Le regard des autres
La reine du game
Au-delà de sa personnalité qui la place du côté des méchants dans Game of Thrones, la position de Cersei dans cette saison 7 est assez unique en son genre. Voilà une reine qui joue avec les codes du genre masculin, possède une sexualité, et ne se laisse dicter sa stratégie par personne. A contrario, Daenerys, la “Mère des dragons”, est sacralisée, et change de stratégie en écoutant tour à tour Tyrion et Jon Snow. La Main de Cersei, Qyburn, la conseille sur l’opérationnel, en ressuscitant La Montagne ou en déterrant la super-arbalète tueuse de dragons. De son côté, la reine tient les cordons de la bourse et adopte sa propre tactique pour contrecarrer l’ennemi.
Et puis, on doit clairement aux Lannister les scènes les plus sensationnelles de la saison. Après l’échange mémorable entre Jaime et feu Olenna Tyrell, on retiendra du season finale les retrouvailles émotionnellement intenses entre Tyrion et Cersei, puis le face-à-face final sous haute tension entre la reine et son grand amour interdit, qui finit par prendre la tangente, sans savoir à quelle sauce il va être mangé. À chaque fois, la séquence est tellement forte (chapeau aux grands acteurs que sont Peter Dinklage, Lena Headey et Nikolaj Coster-Waldau) qu’on se demande si ses deux frères vont s’en sortir vivants.
Perdus dans un blockbuster américain, les showrunners David Benioff et D.B Weiss ont parfois sacrifié la cohérence des personnages sur l’autel de l’action. Ainsi, plusieurs protagonistes secondaires passés maîtres dans l’art subtil de la realpolititk de Westeros ont péri un peu rapidement (big up à Olenna Tyrell et Littlefinger) quand Daenerys délaissait une stratégie patiemment élaborée pendant quasiment 10 ans pour les beaux yeux de son neveu d’un homme dont elle venait de faire la connaissance. Le personnage de Cersei Lannister, au contraire, possède une trajectoire et des motivations claires, ce qui se traduit par des actions cohérentes.
Plaçons-nous deux secondes du côté de Queen Cersei voulez-vous. D’un point de vue stratégique, elle a diablement raison de laisser le clan Targaryen-Stark en panade devant les White Walkers, comme elle l’explique si bien. S’ils gagnent, ils reviendront amoindris à Port-Réal et elle aura alors sa chance de les vaincre.
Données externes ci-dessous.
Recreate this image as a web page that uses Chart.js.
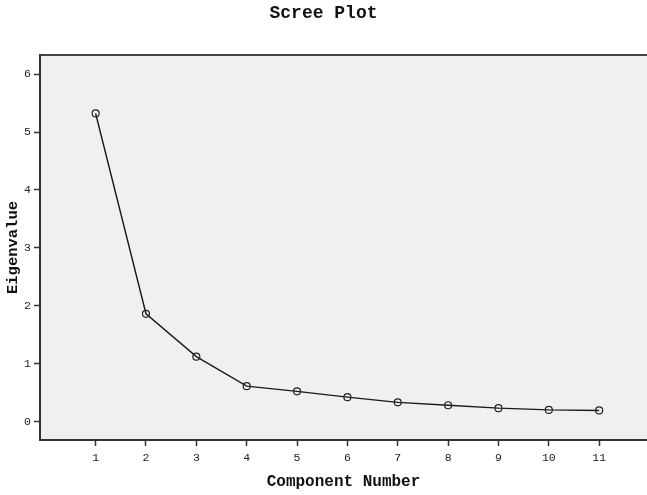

S’ils perdent, il sera toujours temps de tirer la sonnette d’alarme aux quatre coins de Westeros pour prendre les armes ou, au pire, de délocaliser le pouvoir sur une île puisque nos amis les Marcheurs Blancs ont apparemment un gros souci : ils ne savent pas nager (mais peut-être savent-ils monter sur un bateau, bref, c’est une autre question). Elle a tout à gagner à jouer au général de Gaulle (“Je vous ai compris !!”) devant Daenerys et à préparer en douce son coup avec Euron. Alors, certes, ce n’est pas très très fair-play tout ça, mais si 7 saisons de Game of Thrones nous ont appris quelque chose, c’est que le Trône de fer ne s’acquiert ni se conserve à la loyale.
Entre tactiques de bâtard et tragédie shakespearienne (famille ! Inceste ! Vengeance ! Haine !), Cersei Lannister a envoyé du lourd cette saison, et tout ça l’air de rien. Pourquoi ? Parce qu’elle représente l’essence du Game of Thrones que l’on a suivie pendant six saisons.